** Items **
____________
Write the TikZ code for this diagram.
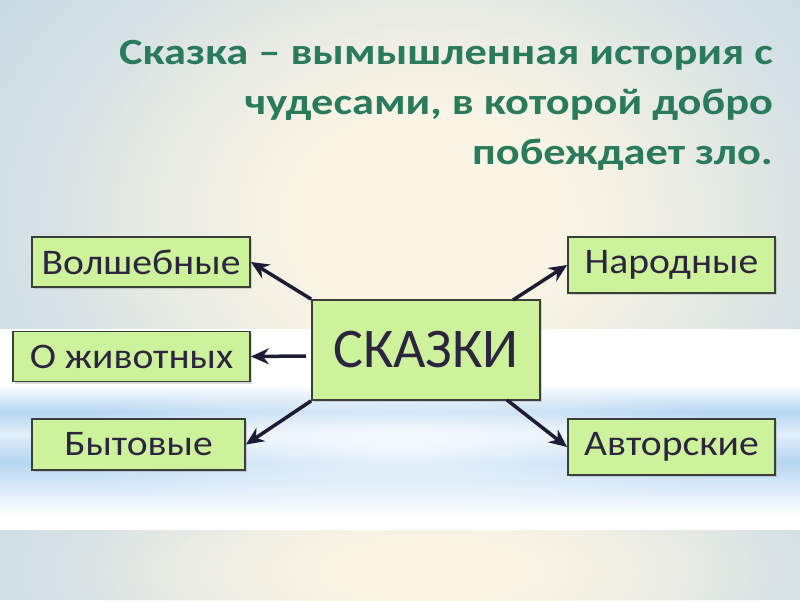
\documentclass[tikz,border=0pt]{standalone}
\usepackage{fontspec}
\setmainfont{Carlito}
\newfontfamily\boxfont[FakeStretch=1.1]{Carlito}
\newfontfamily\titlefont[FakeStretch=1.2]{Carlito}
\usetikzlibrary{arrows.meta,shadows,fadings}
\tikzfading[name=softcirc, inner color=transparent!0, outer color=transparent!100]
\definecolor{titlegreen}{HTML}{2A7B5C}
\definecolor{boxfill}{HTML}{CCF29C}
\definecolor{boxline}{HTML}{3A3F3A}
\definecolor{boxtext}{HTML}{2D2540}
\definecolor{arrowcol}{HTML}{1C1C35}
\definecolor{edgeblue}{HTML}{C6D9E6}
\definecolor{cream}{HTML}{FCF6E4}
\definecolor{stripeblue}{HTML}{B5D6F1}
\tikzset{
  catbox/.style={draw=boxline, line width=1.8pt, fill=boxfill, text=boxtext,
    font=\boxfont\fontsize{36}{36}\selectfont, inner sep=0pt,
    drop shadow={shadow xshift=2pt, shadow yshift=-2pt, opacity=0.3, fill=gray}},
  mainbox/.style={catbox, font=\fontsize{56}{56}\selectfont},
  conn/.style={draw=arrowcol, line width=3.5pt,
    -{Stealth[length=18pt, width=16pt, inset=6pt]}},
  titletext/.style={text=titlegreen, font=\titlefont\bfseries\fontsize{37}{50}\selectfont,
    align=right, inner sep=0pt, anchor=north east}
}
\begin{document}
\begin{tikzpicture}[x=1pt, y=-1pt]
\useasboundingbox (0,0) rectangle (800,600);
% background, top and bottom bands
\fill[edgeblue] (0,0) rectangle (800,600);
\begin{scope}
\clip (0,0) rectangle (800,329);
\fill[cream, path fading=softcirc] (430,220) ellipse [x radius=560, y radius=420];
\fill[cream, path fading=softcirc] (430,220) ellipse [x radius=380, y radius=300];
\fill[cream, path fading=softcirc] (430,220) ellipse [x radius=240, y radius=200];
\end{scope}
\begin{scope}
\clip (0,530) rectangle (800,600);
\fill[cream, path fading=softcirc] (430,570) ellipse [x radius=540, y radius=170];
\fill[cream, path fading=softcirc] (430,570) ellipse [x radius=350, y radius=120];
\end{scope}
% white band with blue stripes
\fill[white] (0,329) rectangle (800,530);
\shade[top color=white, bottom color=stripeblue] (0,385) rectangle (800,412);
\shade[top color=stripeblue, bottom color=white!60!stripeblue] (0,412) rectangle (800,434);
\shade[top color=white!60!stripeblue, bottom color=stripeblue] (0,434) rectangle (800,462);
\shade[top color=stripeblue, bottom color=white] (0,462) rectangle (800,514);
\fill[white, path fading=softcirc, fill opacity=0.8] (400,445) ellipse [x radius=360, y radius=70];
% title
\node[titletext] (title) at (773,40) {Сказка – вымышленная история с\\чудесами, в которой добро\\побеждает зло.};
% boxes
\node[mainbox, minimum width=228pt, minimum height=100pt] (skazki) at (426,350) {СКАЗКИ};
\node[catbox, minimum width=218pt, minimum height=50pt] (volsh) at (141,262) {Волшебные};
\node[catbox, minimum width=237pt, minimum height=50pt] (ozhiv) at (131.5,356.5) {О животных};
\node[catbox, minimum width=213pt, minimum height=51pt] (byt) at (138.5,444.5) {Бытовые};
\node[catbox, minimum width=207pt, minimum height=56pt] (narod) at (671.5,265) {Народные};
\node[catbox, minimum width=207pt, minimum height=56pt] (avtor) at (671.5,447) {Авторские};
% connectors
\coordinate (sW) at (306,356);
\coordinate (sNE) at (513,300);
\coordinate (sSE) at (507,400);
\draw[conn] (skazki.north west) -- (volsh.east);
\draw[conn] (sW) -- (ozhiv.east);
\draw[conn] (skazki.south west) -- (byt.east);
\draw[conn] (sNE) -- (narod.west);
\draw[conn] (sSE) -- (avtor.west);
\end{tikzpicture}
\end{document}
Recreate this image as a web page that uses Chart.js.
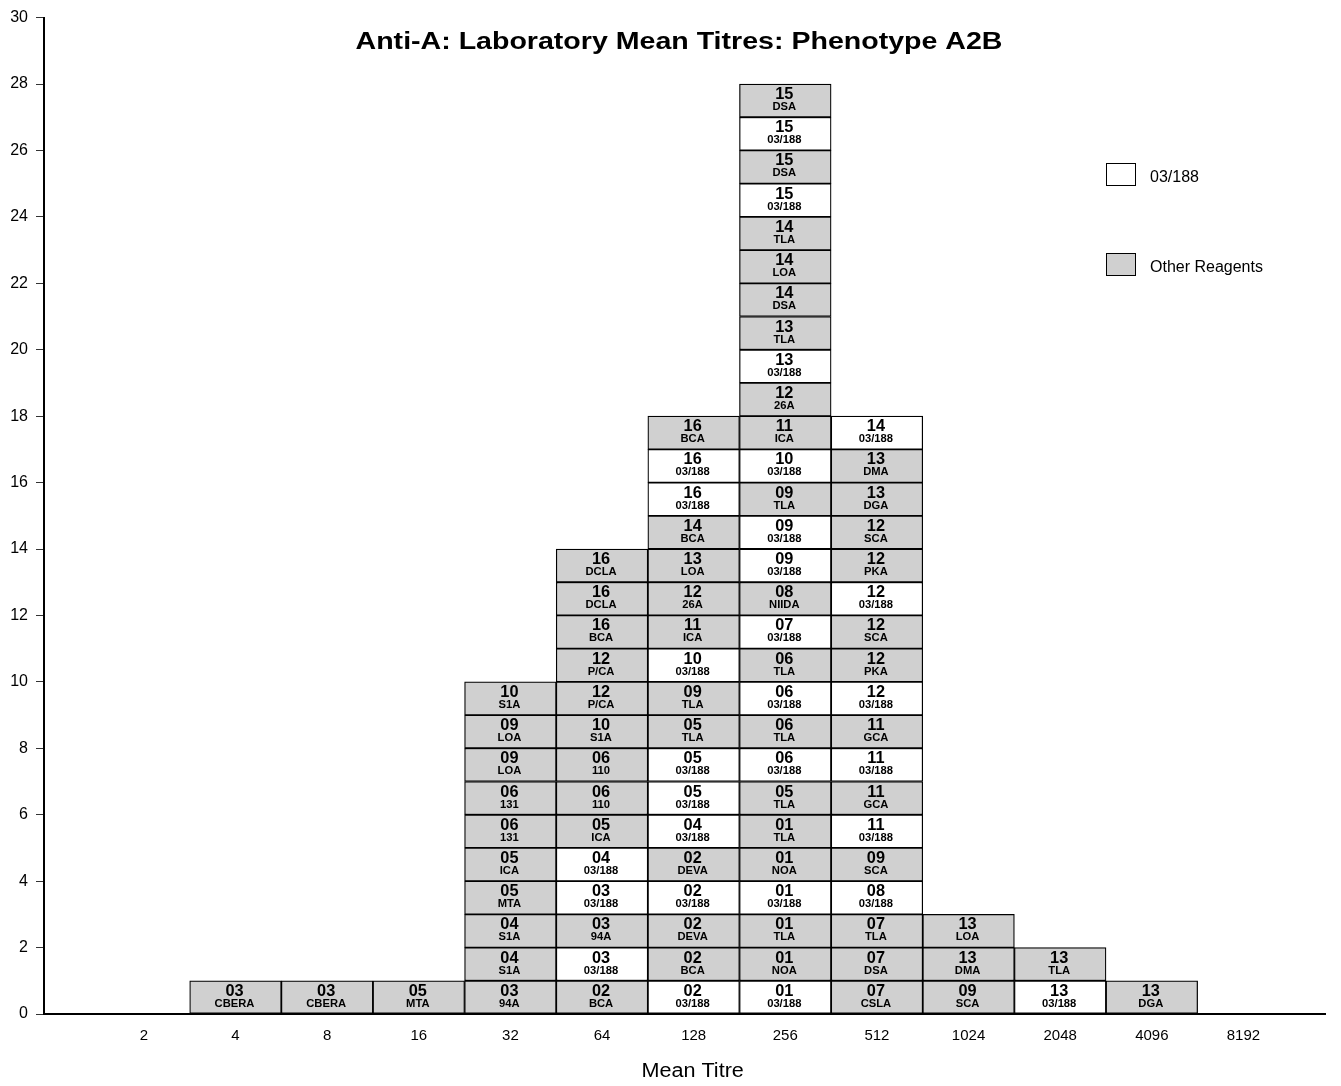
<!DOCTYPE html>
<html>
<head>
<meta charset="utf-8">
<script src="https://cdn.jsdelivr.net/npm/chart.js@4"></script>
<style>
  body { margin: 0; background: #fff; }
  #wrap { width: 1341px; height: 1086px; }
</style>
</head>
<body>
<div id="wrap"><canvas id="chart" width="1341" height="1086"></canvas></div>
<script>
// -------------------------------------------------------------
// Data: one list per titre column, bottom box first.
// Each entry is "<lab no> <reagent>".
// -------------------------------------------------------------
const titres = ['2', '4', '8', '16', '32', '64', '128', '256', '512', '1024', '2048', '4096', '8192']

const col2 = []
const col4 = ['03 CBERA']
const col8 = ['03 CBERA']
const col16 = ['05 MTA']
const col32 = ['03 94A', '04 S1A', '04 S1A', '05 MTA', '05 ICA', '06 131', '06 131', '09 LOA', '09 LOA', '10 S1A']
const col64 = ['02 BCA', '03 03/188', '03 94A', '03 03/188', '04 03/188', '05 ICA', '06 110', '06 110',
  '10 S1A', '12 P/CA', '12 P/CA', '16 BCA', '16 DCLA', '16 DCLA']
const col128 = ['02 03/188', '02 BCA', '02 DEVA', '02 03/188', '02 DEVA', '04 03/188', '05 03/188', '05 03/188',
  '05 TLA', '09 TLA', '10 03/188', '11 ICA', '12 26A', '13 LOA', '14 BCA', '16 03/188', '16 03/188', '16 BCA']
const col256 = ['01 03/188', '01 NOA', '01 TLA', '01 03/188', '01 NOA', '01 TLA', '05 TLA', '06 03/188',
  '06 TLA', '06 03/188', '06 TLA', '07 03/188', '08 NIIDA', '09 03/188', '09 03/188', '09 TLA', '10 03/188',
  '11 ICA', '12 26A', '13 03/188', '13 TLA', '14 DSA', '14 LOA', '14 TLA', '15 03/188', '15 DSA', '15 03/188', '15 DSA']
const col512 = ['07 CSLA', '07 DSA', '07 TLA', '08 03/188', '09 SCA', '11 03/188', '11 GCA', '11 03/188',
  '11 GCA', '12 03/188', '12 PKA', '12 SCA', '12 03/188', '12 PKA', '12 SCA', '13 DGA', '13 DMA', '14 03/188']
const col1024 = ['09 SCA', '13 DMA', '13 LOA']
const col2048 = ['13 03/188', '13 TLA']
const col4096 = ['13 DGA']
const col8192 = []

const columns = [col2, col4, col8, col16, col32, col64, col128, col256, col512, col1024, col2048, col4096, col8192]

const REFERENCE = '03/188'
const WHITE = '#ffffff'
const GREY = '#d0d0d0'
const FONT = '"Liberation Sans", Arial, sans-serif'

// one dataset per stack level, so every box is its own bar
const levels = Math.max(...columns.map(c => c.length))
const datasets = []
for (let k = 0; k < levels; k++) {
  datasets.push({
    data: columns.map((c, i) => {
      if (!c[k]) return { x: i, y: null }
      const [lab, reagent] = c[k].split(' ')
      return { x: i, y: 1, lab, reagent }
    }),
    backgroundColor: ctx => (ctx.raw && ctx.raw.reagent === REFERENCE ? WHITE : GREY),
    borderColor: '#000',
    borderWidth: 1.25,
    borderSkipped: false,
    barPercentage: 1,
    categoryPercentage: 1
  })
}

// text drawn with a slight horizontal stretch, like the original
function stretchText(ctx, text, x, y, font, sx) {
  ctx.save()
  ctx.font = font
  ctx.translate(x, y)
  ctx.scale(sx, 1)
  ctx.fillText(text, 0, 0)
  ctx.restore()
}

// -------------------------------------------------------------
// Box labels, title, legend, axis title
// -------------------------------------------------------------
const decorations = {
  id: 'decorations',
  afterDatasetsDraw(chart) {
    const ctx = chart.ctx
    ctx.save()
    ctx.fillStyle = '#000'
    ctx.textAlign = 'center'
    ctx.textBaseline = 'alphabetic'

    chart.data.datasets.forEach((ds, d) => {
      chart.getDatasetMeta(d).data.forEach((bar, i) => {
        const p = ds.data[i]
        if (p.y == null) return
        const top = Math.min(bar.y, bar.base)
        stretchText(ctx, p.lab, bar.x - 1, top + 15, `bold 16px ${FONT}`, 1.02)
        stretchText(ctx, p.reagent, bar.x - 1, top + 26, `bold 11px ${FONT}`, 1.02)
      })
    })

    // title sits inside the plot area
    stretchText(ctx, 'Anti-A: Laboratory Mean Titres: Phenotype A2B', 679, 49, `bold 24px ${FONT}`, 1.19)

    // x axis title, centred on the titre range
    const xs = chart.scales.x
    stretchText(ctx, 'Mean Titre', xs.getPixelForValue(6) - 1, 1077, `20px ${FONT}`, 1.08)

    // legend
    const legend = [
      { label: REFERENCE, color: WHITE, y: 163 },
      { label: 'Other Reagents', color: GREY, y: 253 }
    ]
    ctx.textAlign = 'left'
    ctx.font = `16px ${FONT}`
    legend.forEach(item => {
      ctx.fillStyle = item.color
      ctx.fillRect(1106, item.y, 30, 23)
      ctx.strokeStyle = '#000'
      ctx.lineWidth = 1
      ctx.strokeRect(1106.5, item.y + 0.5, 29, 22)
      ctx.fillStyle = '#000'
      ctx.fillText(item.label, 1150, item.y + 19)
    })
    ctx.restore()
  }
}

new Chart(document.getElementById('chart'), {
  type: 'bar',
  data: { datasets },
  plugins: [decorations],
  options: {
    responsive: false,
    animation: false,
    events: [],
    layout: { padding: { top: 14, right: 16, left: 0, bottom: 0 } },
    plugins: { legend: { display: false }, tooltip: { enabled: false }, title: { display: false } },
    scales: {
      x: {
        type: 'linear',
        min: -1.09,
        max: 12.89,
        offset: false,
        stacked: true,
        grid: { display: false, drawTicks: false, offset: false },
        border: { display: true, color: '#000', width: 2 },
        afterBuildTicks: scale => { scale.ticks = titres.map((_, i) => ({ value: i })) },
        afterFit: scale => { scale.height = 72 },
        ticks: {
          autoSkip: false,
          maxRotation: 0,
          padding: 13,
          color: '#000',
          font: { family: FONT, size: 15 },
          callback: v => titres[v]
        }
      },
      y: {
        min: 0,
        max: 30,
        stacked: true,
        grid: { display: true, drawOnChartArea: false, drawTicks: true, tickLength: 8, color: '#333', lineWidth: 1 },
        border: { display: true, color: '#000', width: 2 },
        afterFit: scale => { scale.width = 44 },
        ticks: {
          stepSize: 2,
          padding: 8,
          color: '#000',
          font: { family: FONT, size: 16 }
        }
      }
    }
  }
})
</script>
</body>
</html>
____________
** Task directions **
What is the number of lines in the data that hold the word "this"? Reply with that number and nothing else.

** Task response **
2